Exercise brief –
Write out the listing below without alteration, omitting its pictures.
** start **
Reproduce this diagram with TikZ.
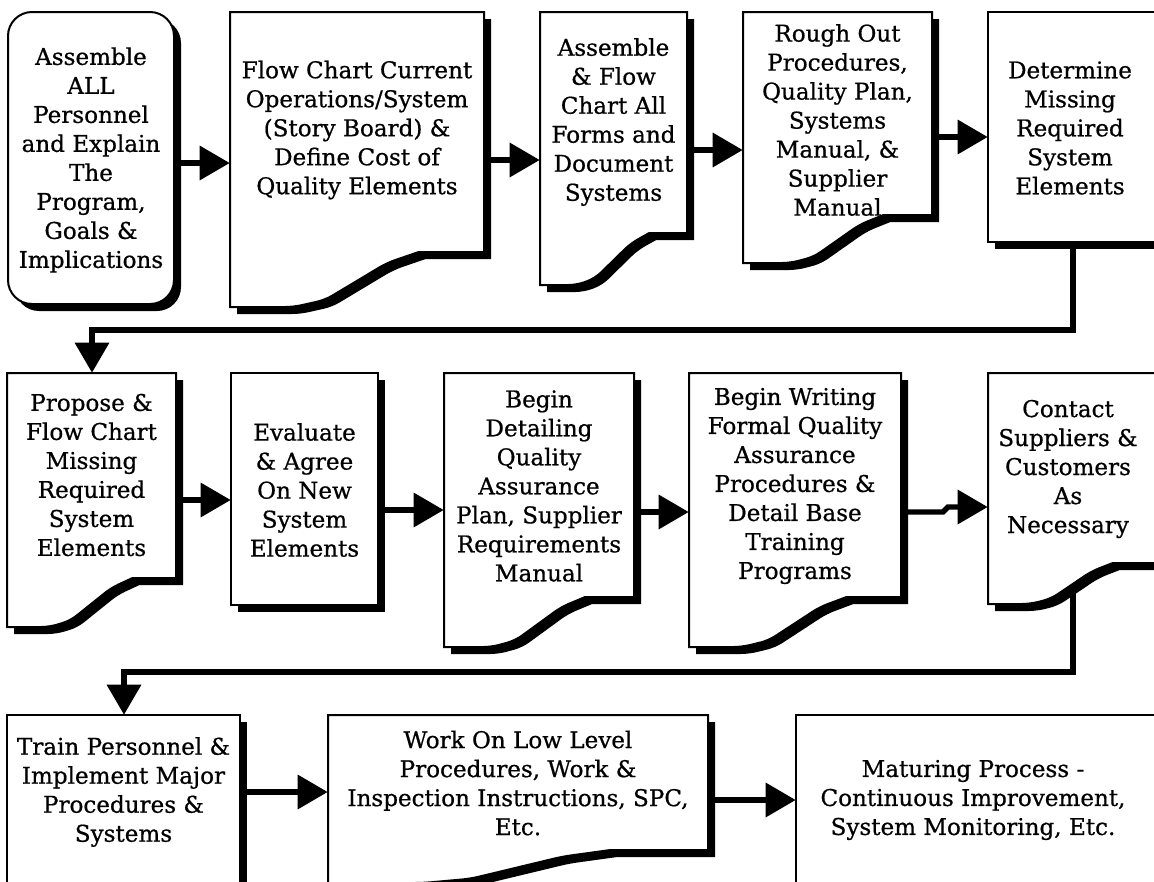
\documentclass[tikz,border=0pt]{standalone}
\usepackage{fontspec}
\setmainfont{DejaVu Serif}
\newfontfamily\boxfont{DejaVu Serif}[FakeBold=0.7]
\usetikzlibrary{arrows.meta}
\pgfdeclarelayer{back}
\pgfdeclarelayer{conns}
\pgfdeclarelayer{shapes}
\pgfsetlayers{back,conns,shapes,main}
% text/anchor node: name, L, R, cy, H, text
\newcommand\boxnode[6]{%
  \node[txt, minimum width={(#3-#2)*0.75pt}, minimum height={#5*0.75pt}] (#1) at ({(#2+#3)/2},#4) {#6};}
% document shape: L, T, R, yr, yl
\newcommand\docshape[5]{%
  \pgfmathsetmacro\dsW{#3-#1}%
  \pgfmathsetmacro\dsD{#5-#4}%
  \pgfmathsetmacro\dsXa{#1+0.743*\dsW}%
  \pgfmathsetmacro\dsXb{#1+0.617*\dsW}%
  \pgfmathsetmacro\dsYb{#4+0.2*\dsD}%
  \pgfmathsetmacro\dsXc{#1+0.375*\dsW}%
  \pgfmathsetmacro\dsYc{#4+0.87*\dsD}%
  \pgfmathsetmacro\dsXd{#1+0.25*\dsW}%
  \path[shadowfill, shift={(7,7)}] (#1,#2) -- (#3,#2) -- (#3,#4) -- (\dsXa,#4) [rounded corners=6pt] -- (\dsXb,\dsYb) -- (\dsXc,\dsYc) -- (\dsXd,#5) [sharp corners] -- (#1,#5) -- cycle;
  \path[boxline] (#1,#2) -- (#3,#2) -- (#3,#4) -- (\dsXa,#4) [rounded corners=6pt] -- (\dsXb,\dsYb) -- (\dsXc,\dsYc) -- (\dsXd,#5) [sharp corners] -- (#1,#5) -- cycle;}
% plain process box: L, T, R, B
\newcommand\rectbox[4]{%
  \path[shadowfill, shift={(7,7)}] (#1,#2) rectangle (#3,#4);
  \path[boxline] (#1,#2) rectangle (#3,#4);}
\begin{document}
\begin{tikzpicture}[x=0.75pt,y=-0.75pt,
  txt/.style={inner sep=0pt, align=center, font=\boxfont\fontsize{17.3pt}{21.75pt}\selectfont},
  boxline/.style={draw=black, line width=1.5pt, fill=white},
  shadowfill/.style={fill=black, draw=none},
  conn/.style={line width=4pt, -{Triangle[length=22.5pt,width=25pt]}},
]
\useasboundingbox (0,0) rectangle (1154,882);
\begin{pgfonlayer}{back}
\fill[white] (0,0) rectangle (1154,882);
\end{pgfonlayer}
\clip (0,0) rectangle (1154,882);

% ---- nodes (text + anchors)
\boxnode{b1}{8}{174}{160}{100}{Assemble\\ALL\\Personnel\\and Explain\\The\\Program,\\Goals \&\\Implications}
\boxnode{b2}{230}{484}{130}{100}{Flow Chart Current\\Operations/System\\(Story Board) \&\\Define Cost of\\Quality Elements}
\boxnode{b3}{540}{687}{122}{100}{Assemble\\\& Flow\\Chart All\\Forms and\\Document\\Systems}
\boxnode{b4}{743}{932}{120}{100}{Rough Out\\Procedures,\\Quality Plan,\\Systems\\Manual, \&\\Supplier\\Manual}
\boxnode{b5}{988}{1152}{128}{228}{Determine\\Missing\\Required\\System\\Elements}
\boxnode{b6}{7}{176}{475}{204}{Propose \&\\Flow Chart\\Missing\\Required\\System\\Elements}
\boxnode{b7}{231}{378}{490}{100}{Evaluate\\\& Agree\\On New\\System\\Elements}
\boxnode{b8}{444}{634}{486}{100}{Begin\\Detailing\\Quality\\Assurance\\Plan, Supplier\\Requirements\\Manual}
\boxnode{b9}{689}{901}{486}{100}{Begin Writing\\Formal Quality\\Assurance\\Procedures \&\\Detail Base\\Training\\Programs}
\boxnode{b10}{988}{1148}{469}{202}{Contact\\Suppliers \&\\Customers\\As\\Necessary}
\boxnode{b11}{7}{240}{792}{154}{Train Personnel \&\\Implement Major\\Procedures \&\\Systems}
\boxnode{b12}{328}{708}{783}{100}{Work On Low Level\\Procedures, Work \&\\Inspection Instructions, SPC,\\Etc.}
\boxnode{b13}{796}{1150}{800}{100}{Maturing Process -\\Continuous Improvement,\\System Monitoring, Etc.}

% ---- shapes
\begin{pgfonlayer}{shapes}
\fill[shadowfill, shift={(7,7)}, rounded corners=18pt] (8,12) rectangle (174,304);
\draw[boxline, rounded corners=18pt] (8,12) rectangle (174,304);
\docshape{230}{12}{484}{252}{307}
\docshape{540}{12}{687}{233}{285}
\docshape{743}{12}{932}{215}{263}
\rectbox{988}{12}{1158}{242}
\docshape{7}{373}{176}{578}{627}
\rectbox{231}{373}{378}{605}
\docshape{444}{373}{634}{597}{647}
\docshape{689}{373}{901}{597}{647}
\docshape{988}{373}{1156}{563}{604}
\rectbox{7}{715}{240}{900}
\docshape{328}{715}{708}{850}{883}
\rectbox{796}{715}{1160}{900}
\end{pgfonlayer}

% ---- connectors
\begin{pgfonlayer}{conns}
\draw[conn] (b1.east |- 0,163) -- (b2.west |- 0,163);
\draw[conn] (b2.east |- 0,160) -- (b3.west |- 0,160);
\draw[conn] (b3.east |- 0,150) -- (b4.west |- 0,150);
\draw[conn] (b4.east |- 0,137) -- (b5.west |- 0,137);
\draw[conn] (b5.south -| 1073,0) |- (92,330) -- (b6.north -| 92,0);
\draw[conn] (b6.east |- 0,500) -- (b7.west |- 0,500);
\draw[conn] (b7.east |- 0,510) -- (b8.west |- 0,510);
\draw[conn] (b8.east |- 0,512) -- (b9.west |- 0,512);
\draw[conn] (b9.east |- 0,512) -- (943,512) -- (948,507) -- (b10.west |- 0,507);
\draw[conn] (b10.south -| 1073,0) |- (124,672) -- (b11.north -| 124,0);
\draw[conn] (b11.east |- 0,792) -- (b12.west |- 0,792);
\draw[conn] (b12.east |- 0,800) -- (b13.west |- 0,800);
\end{pgfonlayer}
\end{tikzpicture}
\end{document}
** end **
Solution –
Reproduce this diagram with TikZ.
\documentclass[tikz,border=0pt]{standalone}
\usepackage{fontspec}
\setmainfont{DejaVu Serif}
\newfontfamily\boxfont{DejaVu Serif}[FakeBold=0.7]
\usetikzlibrary{arrows.meta}
\pgfdeclarelayer{back}
\pgfdeclarelayer{conns}
\pgfdeclarelayer{shapes}
\pgfsetlayers{back,conns,shapes,main}
% text/anchor node: name, L, R, cy, H, text
\newcommand\boxnode[6]{%
  \node[txt, minimum width={(#3-#2)*0.75pt}, minimum height={#5*0.75pt}] (#1) at ({(#2+#3)/2},#4) {#6};}
% document shape: L, T, R, yr, yl
\newcommand\docshape[5]{%
  \pgfmathsetmacro\dsW{#3-#1}%
  \pgfmathsetmacro\dsD{#5-#4}%
  \pgfmathsetmacro\dsXa{#1+0.743*\dsW}%
  \pgfmathsetmacro\dsXb{#1+0.617*\dsW}%
  \pgfmathsetmacro\dsYb{#4+0.2*\dsD}%
  \pgfmathsetmacro\dsXc{#1+0.375*\dsW}%
  \pgfmathsetmacro\dsYc{#4+0.87*\dsD}%
  \pgfmathsetmacro\dsXd{#1+0.25*\dsW}%
  \path[shadowfill, shift={(7,7)}] (#1,#2) -- (#3,#2) -- (#3,#4) -- (\dsXa,#4) [rounded corners=6pt] -- (\dsXb,\dsYb) -- (\dsXc,\dsYc) -- (\dsXd,#5) [sharp corners] -- (#1,#5) -- cycle;
  \path[boxline] (#1,#2) -- (#3,#2) -- (#3,#4) -- (\dsXa,#4) [rounded corners=6pt] -- (\dsXb,\dsYb) -- (\dsXc,\dsYc) -- (\dsXd,#5) [sharp corners] -- (#1,#5) -- cycle;}
% plain process box: L, T, R, B
\newcommand\rectbox[4]{%
  \path[shadowfill, shift={(7,7)}] (#1,#2) rectangle (#3,#4);
  \path[boxline] (#1,#2) rectangle (#3,#4);}
\begin{document}
\begin{tikzpicture}[x=0.75pt,y=-0.75pt,
  txt/.style={inner sep=0pt, align=center, font=\boxfont\fontsize{17.3pt}{21.75pt}\selectfont},
  boxline/.style={draw=black, line width=1.5pt, fill=white},
  shadowfill/.style={fill=black, draw=none},
  conn/.style={line width=4pt, -{Triangle[length=22.5pt,width=25pt]}},
]
\useasboundingbox (0,0) rectangle (1154,882);
\begin{pgfonlayer}{back}
\fill[white] (0,0) rectangle (1154,882);
\end{pgfonlayer}
\clip (0,0) rectangle (1154,882);

% ---- nodes (text + anchors)
\boxnode{b1}{8}{174}{160}{100}{Assemble\\ALL\\Personnel\\and Explain\\The\\Program,\\Goals \&\\Implications}
\boxnode{b2}{230}{484}{130}{100}{Flow Chart Current\\Operations/System\\(Story Board) \&\\Define Cost of\\Quality Elements}
\boxnode{b3}{540}{687}{122}{100}{Assemble\\\& Flow\\Chart All\\Forms and\\Document\\Systems}
\boxnode{b4}{743}{932}{120}{100}{Rough Out\\Procedures,\\Quality Plan,\\Systems\\Manual, \&\\Supplier\\Manual}
\boxnode{b5}{988}{1152}{128}{228}{Determine\\Missing\\Required\\System\\Elements}
\boxnode{b6}{7}{176}{475}{204}{Propose \&\\Flow Chart\\Missing\\Required\\System\\Elements}
\boxnode{b7}{231}{378}{490}{100}{Evaluate\\\& Agree\\On New\\System\\Elements}
\boxnode{b8}{444}{634}{486}{100}{Begin\\Detailing\\Quality\\Assurance\\Plan, Supplier\\Requirements\\Manual}
\boxnode{b9}{689}{901}{486}{100}{Begin Writing\\Formal Quality\\Assurance\\Procedures \&\\Detail Base\\Training\\Programs}
\boxnode{b10}{988}{1148}{469}{202}{Contact\\Suppliers \&\\Customers\\As\\Necessary}
\boxnode{b11}{7}{240}{792}{154}{Train Personnel \&\\Implement Major\\Procedures \&\\Systems}
\boxnode{b12}{328}{708}{783}{100}{Work On Low Level\\Procedures, Work \&\\Inspection Instructions, SPC,\\Etc.}
\boxnode{b13}{796}{1150}{800}{100}{Maturing Process -\\Continuous Improvement,\\System Monitoring, Etc.}

% ---- shapes
\begin{pgfonlayer}{shapes}
\fill[shadowfill, shift={(7,7)}, rounded corners=18pt] (8,12) rectangle (174,304);
\draw[boxline, rounded corners=18pt] (8,12) rectangle (174,304);
\docshape{230}{12}{484}{252}{307}
\docshape{540}{12}{687}{233}{285}
\docshape{743}{12}{932}{215}{263}
\rectbox{988}{12}{1158}{242}
\docshape{7}{373}{176}{578}{627}
\rectbox{231}{373}{378}{605}
\docshape{444}{373}{634}{597}{647}
\docshape{689}{373}{901}{597}{647}
\docshape{988}{373}{1156}{563}{604}
\rectbox{7}{715}{240}{900}
\docshape{328}{715}{708}{850}{883}
\rectbox{796}{715}{1160}{900}
\end{pgfonlayer}

% ---- connectors
\begin{pgfonlayer}{conns}
\draw[conn] (b1.east |- 0,163) -- (b2.west |- 0,163);
\draw[conn] (b2.east |- 0,160) -- (b3.west |- 0,160);
\draw[conn] (b3.east |- 0,150) -- (b4.west |- 0,150);
\draw[conn] (b4.east |- 0,137) -- (b5.west |- 0,137);
\draw[conn] (b5.south -| 1073,0) |- (92,330) -- (b6.north -| 92,0);
\draw[conn] (b6.east |- 0,500) -- (b7.west |- 0,500);
\draw[conn] (b7.east |- 0,510) -- (b8.west |- 0,510);
\draw[conn] (b8.east |- 0,512) -- (b9.west |- 0,512);
\draw[conn] (b9.east |- 0,512) -- (943,512) -- (948,507) -- (b10.west |- 0,507);
\draw[conn] (b10.south -| 1073,0) |- (124,672) -- (b11.north -| 124,0);
\draw[conn] (b11.east |- 0,792) -- (b12.west |- 0,792);
\draw[conn] (b12.east |- 0,800) -- (b13.west |- 0,800);
\end{pgfonlayer}
\end{tikzpicture}
\end{document}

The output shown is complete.